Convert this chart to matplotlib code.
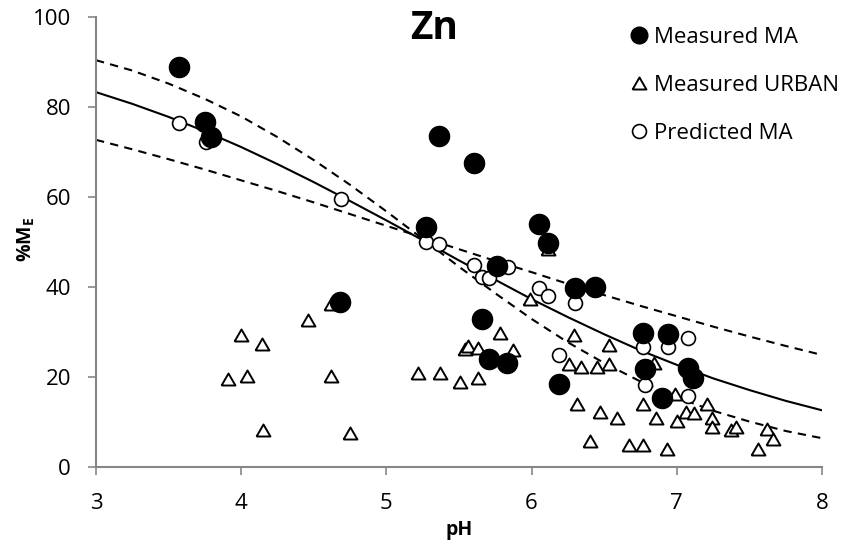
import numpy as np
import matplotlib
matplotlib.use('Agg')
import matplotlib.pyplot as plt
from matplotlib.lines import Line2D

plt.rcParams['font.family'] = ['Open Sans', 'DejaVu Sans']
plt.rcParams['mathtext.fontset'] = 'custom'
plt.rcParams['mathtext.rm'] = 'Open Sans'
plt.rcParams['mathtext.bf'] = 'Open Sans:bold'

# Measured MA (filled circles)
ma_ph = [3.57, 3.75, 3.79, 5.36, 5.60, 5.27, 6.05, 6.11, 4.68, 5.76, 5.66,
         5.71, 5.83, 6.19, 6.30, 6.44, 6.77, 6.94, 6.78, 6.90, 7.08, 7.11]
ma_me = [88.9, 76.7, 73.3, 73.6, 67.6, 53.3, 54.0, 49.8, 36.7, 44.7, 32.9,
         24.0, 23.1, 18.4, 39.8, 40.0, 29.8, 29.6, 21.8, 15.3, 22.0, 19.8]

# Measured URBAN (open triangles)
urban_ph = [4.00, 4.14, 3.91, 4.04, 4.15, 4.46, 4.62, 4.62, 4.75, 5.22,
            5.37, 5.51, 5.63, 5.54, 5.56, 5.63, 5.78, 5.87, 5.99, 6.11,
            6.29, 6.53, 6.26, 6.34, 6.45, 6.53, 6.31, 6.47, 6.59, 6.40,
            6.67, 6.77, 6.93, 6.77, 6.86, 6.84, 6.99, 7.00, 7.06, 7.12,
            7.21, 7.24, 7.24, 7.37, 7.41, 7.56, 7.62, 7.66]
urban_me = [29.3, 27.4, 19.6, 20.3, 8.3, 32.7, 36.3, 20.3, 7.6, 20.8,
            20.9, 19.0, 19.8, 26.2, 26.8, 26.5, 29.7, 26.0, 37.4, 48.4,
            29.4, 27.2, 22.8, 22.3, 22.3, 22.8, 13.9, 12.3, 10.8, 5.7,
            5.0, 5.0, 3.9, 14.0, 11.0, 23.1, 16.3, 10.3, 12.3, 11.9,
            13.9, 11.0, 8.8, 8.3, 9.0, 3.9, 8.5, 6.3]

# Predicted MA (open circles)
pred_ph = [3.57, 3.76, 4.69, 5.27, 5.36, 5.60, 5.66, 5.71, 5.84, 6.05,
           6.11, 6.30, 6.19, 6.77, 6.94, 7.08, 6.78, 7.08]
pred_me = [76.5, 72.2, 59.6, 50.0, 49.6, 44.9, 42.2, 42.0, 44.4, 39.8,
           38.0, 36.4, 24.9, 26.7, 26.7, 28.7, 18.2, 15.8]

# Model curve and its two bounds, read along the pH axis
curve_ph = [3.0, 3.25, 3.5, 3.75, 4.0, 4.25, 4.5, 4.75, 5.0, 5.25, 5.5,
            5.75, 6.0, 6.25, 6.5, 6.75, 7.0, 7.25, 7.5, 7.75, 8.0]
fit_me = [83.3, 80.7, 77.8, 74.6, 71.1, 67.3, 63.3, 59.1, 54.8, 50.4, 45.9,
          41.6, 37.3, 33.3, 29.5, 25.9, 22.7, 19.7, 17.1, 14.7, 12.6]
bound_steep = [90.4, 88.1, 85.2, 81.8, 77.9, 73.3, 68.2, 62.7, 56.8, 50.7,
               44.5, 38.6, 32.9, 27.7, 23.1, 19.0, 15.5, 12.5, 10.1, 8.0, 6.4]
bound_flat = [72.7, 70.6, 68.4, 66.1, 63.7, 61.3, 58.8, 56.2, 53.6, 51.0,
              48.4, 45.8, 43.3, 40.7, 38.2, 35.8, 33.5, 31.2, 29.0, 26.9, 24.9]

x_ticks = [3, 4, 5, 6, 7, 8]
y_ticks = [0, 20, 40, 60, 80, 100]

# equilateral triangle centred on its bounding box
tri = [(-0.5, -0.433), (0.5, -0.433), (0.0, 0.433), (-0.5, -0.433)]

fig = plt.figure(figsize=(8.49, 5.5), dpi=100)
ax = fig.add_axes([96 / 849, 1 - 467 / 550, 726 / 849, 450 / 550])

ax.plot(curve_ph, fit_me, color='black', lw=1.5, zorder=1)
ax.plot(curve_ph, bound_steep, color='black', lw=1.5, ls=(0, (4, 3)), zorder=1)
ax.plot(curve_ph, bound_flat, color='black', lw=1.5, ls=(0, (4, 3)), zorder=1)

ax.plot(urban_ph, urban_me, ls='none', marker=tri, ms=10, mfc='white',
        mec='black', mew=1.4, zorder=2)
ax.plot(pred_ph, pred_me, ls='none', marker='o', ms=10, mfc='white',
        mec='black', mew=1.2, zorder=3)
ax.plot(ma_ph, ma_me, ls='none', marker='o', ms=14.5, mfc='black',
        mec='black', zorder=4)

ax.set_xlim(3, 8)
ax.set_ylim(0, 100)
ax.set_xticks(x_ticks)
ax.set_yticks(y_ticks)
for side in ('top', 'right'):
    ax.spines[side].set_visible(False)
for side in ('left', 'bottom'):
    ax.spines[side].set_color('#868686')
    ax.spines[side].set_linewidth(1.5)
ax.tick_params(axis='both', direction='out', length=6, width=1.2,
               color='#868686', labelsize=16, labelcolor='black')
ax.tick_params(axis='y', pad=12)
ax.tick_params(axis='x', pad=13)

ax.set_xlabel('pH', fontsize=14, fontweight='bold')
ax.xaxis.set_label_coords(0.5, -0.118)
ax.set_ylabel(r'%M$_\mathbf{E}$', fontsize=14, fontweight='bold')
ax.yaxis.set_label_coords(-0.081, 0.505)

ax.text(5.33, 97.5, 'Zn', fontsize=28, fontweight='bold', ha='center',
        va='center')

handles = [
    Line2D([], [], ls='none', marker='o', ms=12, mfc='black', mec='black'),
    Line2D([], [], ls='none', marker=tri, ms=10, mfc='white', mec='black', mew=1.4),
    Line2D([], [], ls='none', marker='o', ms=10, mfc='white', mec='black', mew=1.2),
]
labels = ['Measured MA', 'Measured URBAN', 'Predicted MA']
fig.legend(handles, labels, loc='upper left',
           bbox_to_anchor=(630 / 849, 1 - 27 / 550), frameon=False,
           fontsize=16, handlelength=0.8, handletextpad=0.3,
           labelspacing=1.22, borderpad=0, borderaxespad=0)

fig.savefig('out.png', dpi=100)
══════════════════════════════
Work to complete:
Repeat the listing above exactly from its first line to the line containing "plt.rcParams['mathtext.bf'] = 'Open", both included, and omit the pictures.

Result of this task:
Convert this chart to matplotlib code.
import numpy as np
import matplotlib
matplotlib.use('Agg')
import matplotlib.pyplot as plt
from matplotlib.lines import Line2D

plt.rcParams['font.family'] = ['Open Sans', 'DejaVu Sans']
plt.rcParams['mathtext.fontset'] = 'custom'
plt.rcParams['mathtext.rm'] = 'Open Sans'
plt.rcParams['mathtext.bf'] = 'Open Sans:bold'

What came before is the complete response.